#### Task goal:
Faithfully return all lines, omitting every embedded picture.

#### Source excerpt:
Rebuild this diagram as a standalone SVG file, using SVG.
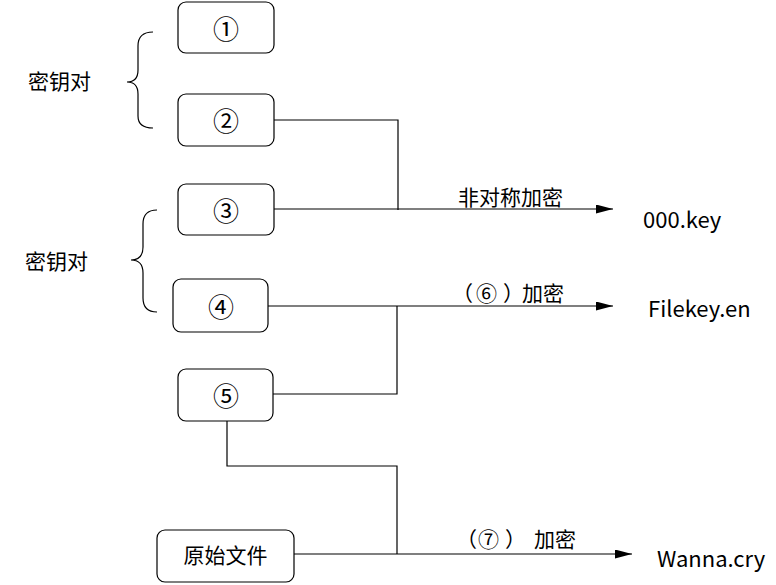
<svg xmlns="http://www.w3.org/2000/svg" width="776" height="585" viewBox="0 0 776 585">
<defs>
<style>
.box{fill:#fff;stroke:#000;stroke-width:1.2}
.ln{fill:none;stroke:#000;stroke-width:1.2}
text{font-family:"Noto Sans CJK SC","Noto Sans",sans-serif;fill:#000}
.num{font-size:26px;text-anchor:middle;dominant-baseline:central}
.lbl{font-size:21px;dominant-baseline:central}
.lat{font-size:22px;dominant-baseline:central}
</style>
<marker id="arr" viewBox="0 0 10 10" refX="10" refY="5" markerWidth="17" markerHeight="9" markerUnits="userSpaceOnUse" orient="auto" preserveAspectRatio="none">
<path d="M0,0 L10,5 L0,10 z" fill="#000"/>
</marker>
</defs>
<g id="connectors">
<path class="ln" d="M274,120 H398 V210"/>
<path class="ln" d="M274,209 H613" marker-end="url(#arr)"/>
<path class="ln" d="M268,306 H613" marker-end="url(#arr)"/>
<path class="ln" d="M273,394 H397 V306"/>
<path class="ln" d="M227,421 V466 H397 V554"/>
<path class="ln" d="M294,554 H632" marker-end="url(#arr)"/>
<path class="ln" d="M153,32 Q138,32 138,46 V70 Q138,82 127,82 Q138,82 138,94 V116 Q138,128 153,128"/>
<path class="ln" d="M157,210 Q143,210 143,224 V247 Q143,260 131,260 Q143,260 143,273 V298 Q143,312 157,312"/>
</g>
<g id="n1"><rect class="box" x="178" y="2" width="96" height="51" rx="8"/><text class="num" x="226" y="27">①</text></g>
<g id="n2"><rect class="box" x="178" y="94" width="96" height="52" rx="8"/><text class="num" x="226" y="119">②</text></g>
<g id="n3"><rect class="box" x="178" y="184" width="96" height="51" rx="8"/><text class="num" x="226" y="209">③</text></g>
<g id="n4"><rect class="box" x="173" y="279" width="95" height="53" rx="8"/><text class="num" x="221" y="305">④</text></g>
<g id="n5"><rect class="box" x="178" y="369" width="95" height="52" rx="8"/><text class="num" x="226" y="394">⑤</text></g>
<g id="n6"><rect class="box" x="157" y="530" width="137" height="52" rx="8"/><text class="lbl" x="225.5" y="554" text-anchor="middle">原始文件</text></g>
<g id="labels">
<text class="lbl" x="28" y="80">密钥对</text>
<text class="lbl" x="25" y="260">密钥对</text>
<text class="lbl" x="458" y="196">非对称加密</text>
<text class="lat" x="643" y="218">000.key</text>
<text class="lbl" y="292"><tspan x="452">（</tspan><tspan x="476">⑥</tspan><tspan x="503">）</tspan><tspan x="522">加密</tspan></text>
<text class="lat" x="648" y="307">Filekey.en</text>
<text class="lbl" y="538"><tspan x="456">（</tspan><tspan x="478">⑦</tspan><tspan x="505">）</tspan><tspan x="534">加密</tspan></text>
<text class="lat" x="657" y="557">Wanna.cry</text>
</g>
</svg>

#### Result for this exercise:
Rebuild this diagram as a standalone SVG file, using SVG.
<svg xmlns="http://www.w3.org/2000/svg" width="776" height="585" viewBox="0 0 776 585">
<defs>
<style>
.box{fill:#fff;stroke:#000;stroke-width:1.2}
.ln{fill:none;stroke:#000;stroke-width:1.2}
text{font-family:"Noto Sans CJK SC","Noto Sans",sans-serif;fill:#000}
.num{font-size:26px;text-anchor:middle;dominant-baseline:central}
.lbl{font-size:21px;dominant-baseline:central}
.lat{font-size:22px;dominant-baseline:central}
</style>
<marker id="arr" viewBox="0 0 10 10" refX="10" refY="5" markerWidth="17" markerHeight="9" markerUnits="userSpaceOnUse" orient="auto" preserveAspectRatio="none">
<path d="M0,0 L10,5 L0,10 z" fill="#000"/>
</marker>
</defs>
<g id="connectors">
<path class="ln" d="M274,120 H398 V210"/>
<path class="ln" d="M274,209 H613" marker-end="url(#arr)"/>
<path class="ln" d="M268,306 H613" marker-end="url(#arr)"/>
<path class="ln" d="M273,394 H397 V306"/>
<path class="ln" d="M227,421 V466 H397 V554"/>
<path class="ln" d="M294,554 H632" marker-end="url(#arr)"/>
<path class="ln" d="M153,32 Q138,32 138,46 V70 Q138,82 127,82 Q138,82 138,94 V116 Q138,128 153,128"/>
<path class="ln" d="M157,210 Q143,210 143,224 V247 Q143,260 131,260 Q143,260 143,273 V298 Q143,312 157,312"/>
</g>
<g id="n1"><rect class="box" x="178" y="2" width="96" height="51" rx="8"/><text class="num" x="226" y="27">①</text></g>
<g id="n2"><rect class="box" x="178" y="94" width="96" height="52" rx="8"/><text class="num" x="226" y="119">②</text></g>
<g id="n3"><rect class="box" x="178" y="184" width="96" height="51" rx="8"/><text class="num" x="226" y="209">③</text></g>
<g id="n4"><rect class="box" x="173" y="279" width="95" height="53" rx="8"/><text class="num" x="221" y="305">④</text></g>
<g id="n5"><rect class="box" x="178" y="369" width="95" height="52" rx="8"/><text class="num" x="226" y="394">⑤</text></g>
<g id="n6"><rect class="box" x="157" y="530" width="137" height="52" rx="8"/><text class="lbl" x="225.5" y="554" text-anchor="middle">原始文件</text></g>
<g id="labels">
<text class="lbl" x="28" y="80">密钥对</text>
<text class="lbl" x="25" y="260">密钥对</text>
<text class="lbl" x="458" y="196">非对称加密</text>
<text class="lat" x="643" y="218">000.key</text>
<text class="lbl" y="292"><tspan x="452">（</tspan><tspan x="476">⑥</tspan><tspan x="503">）</tspan><tspan x="522">加密</tspan></text>
<text class="lat" x="648" y="307">Filekey.en</text>
<text class="lbl" y="538"><tspan x="456">（</tspan><tspan x="478">⑦</tspan><tspan x="505">）</tspan><tspan x="534">加密</tspan></text>
<text class="lat" x="657" y="557">Wanna.cry</text>
</g>
</svg>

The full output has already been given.